GIVEN INSTRUCTION: Copy all the data exactly, except the pictures.
= = = = = = =
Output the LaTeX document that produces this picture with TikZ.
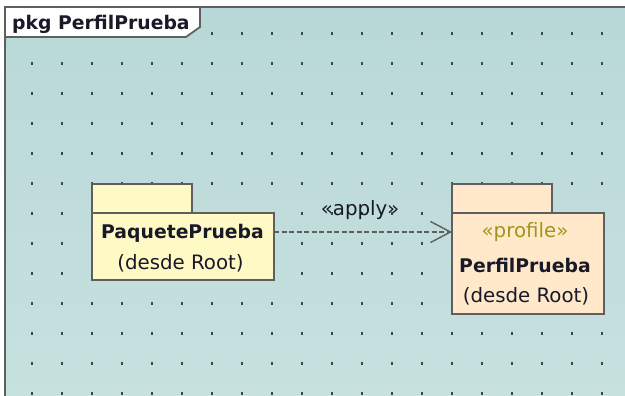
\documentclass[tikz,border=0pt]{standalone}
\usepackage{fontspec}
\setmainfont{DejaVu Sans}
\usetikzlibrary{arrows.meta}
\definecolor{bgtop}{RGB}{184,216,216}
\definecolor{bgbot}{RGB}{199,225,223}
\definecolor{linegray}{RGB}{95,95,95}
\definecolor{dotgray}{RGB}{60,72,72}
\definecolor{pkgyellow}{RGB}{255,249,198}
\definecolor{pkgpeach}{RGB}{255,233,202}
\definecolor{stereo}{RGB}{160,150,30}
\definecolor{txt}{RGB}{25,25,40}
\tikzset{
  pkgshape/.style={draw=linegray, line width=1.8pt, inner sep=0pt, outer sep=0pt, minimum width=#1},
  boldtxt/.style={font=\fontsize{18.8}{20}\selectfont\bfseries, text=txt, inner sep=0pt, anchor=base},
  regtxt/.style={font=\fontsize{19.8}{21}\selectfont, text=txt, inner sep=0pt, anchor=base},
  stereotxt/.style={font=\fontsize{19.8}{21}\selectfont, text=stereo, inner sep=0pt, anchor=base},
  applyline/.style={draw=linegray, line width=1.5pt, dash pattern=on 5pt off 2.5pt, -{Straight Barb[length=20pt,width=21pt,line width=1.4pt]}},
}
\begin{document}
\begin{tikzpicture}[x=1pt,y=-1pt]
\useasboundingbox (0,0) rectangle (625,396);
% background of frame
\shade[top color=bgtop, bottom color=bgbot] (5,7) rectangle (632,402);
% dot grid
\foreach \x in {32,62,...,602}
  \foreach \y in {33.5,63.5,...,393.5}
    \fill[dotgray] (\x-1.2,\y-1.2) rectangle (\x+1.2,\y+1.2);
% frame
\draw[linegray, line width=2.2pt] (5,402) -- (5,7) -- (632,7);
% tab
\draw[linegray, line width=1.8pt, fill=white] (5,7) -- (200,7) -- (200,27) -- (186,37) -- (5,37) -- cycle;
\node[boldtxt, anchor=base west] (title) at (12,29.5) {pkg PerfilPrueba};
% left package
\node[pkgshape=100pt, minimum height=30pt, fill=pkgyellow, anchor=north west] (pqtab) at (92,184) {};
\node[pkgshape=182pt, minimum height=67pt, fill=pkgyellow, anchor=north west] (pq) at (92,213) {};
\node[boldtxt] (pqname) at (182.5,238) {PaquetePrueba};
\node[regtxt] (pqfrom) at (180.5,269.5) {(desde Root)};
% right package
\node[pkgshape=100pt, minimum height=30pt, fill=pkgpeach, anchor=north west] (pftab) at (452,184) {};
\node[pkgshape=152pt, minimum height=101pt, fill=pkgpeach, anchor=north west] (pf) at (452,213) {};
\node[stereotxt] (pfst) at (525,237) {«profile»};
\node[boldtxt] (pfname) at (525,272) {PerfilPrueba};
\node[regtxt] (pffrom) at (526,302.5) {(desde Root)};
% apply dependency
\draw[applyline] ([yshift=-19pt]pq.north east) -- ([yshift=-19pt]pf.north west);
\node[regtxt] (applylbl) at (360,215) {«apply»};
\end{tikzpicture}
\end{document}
= = = = = = =
ANSWER IN FULL:
Output the LaTeX document that produces this picture with TikZ.
\documentclass[tikz,border=0pt]{standalone}
\usepackage{fontspec}
\setmainfont{DejaVu Sans}
\usetikzlibrary{arrows.meta}
\definecolor{bgtop}{RGB}{184,216,216}
\definecolor{bgbot}{RGB}{199,225,223}
\definecolor{linegray}{RGB}{95,95,95}
\definecolor{dotgray}{RGB}{60,72,72}
\definecolor{pkgyellow}{RGB}{255,249,198}
\definecolor{pkgpeach}{RGB}{255,233,202}
\definecolor{stereo}{RGB}{160,150,30}
\definecolor{txt}{RGB}{25,25,40}
\tikzset{
  pkgshape/.style={draw=linegray, line width=1.8pt, inner sep=0pt, outer sep=0pt, minimum width=#1},
  boldtxt/.style={font=\fontsize{18.8}{20}\selectfont\bfseries, text=txt, inner sep=0pt, anchor=base},
  regtxt/.style={font=\fontsize{19.8}{21}\selectfont, text=txt, inner sep=0pt, anchor=base},
  stereotxt/.style={font=\fontsize{19.8}{21}\selectfont, text=stereo, inner sep=0pt, anchor=base},
  applyline/.style={draw=linegray, line width=1.5pt, dash pattern=on 5pt off 2.5pt, -{Straight Barb[length=20pt,width=21pt,line width=1.4pt]}},
}
\begin{document}
\begin{tikzpicture}[x=1pt,y=-1pt]
\useasboundingbox (0,0) rectangle (625,396);
% background of frame
\shade[top color=bgtop, bottom color=bgbot] (5,7) rectangle (632,402);
% dot grid
\foreach \x in {32,62,...,602}
  \foreach \y in {33.5,63.5,...,393.5}
    \fill[dotgray] (\x-1.2,\y-1.2) rectangle (\x+1.2,\y+1.2);
% frame
\draw[linegray, line width=2.2pt] (5,402) -- (5,7) -- (632,7);
% tab
\draw[linegray, line width=1.8pt, fill=white] (5,7) -- (200,7) -- (200,27) -- (186,37) -- (5,37) -- cycle;
\node[boldtxt, anchor=base west] (title) at (12,29.5) {pkg PerfilPrueba};
% left package
\node[pkgshape=100pt, minimum height=30pt, fill=pkgyellow, anchor=north west] (pqtab) at (92,184) {};
\node[pkgshape=182pt, minimum height=67pt, fill=pkgyellow, anchor=north west] (pq) at (92,213) {};
\node[boldtxt] (pqname) at (182.5,238) {PaquetePrueba};
\node[regtxt] (pqfrom) at (180.5,269.5) {(desde Root)};
% right package
\node[pkgshape=100pt, minimum height=30pt, fill=pkgpeach, anchor=north west] (pftab) at (452,184) {};
\node[pkgshape=152pt, minimum height=101pt, fill=pkgpeach, anchor=north west] (pf) at (452,213) {};
\node[stereotxt] (pfst) at (525,237) {«profile»};
\node[boldtxt] (pfname) at (525,272) {PerfilPrueba};
\node[regtxt] (pffrom) at (526,302.5) {(desde Root)};
% apply dependency
\draw[applyline] ([yshift=-19pt]pq.north east) -- ([yshift=-19pt]pf.north west);
\node[regtxt] (applylbl) at (360,215) {«apply»};
\end{tikzpicture}
\end{document}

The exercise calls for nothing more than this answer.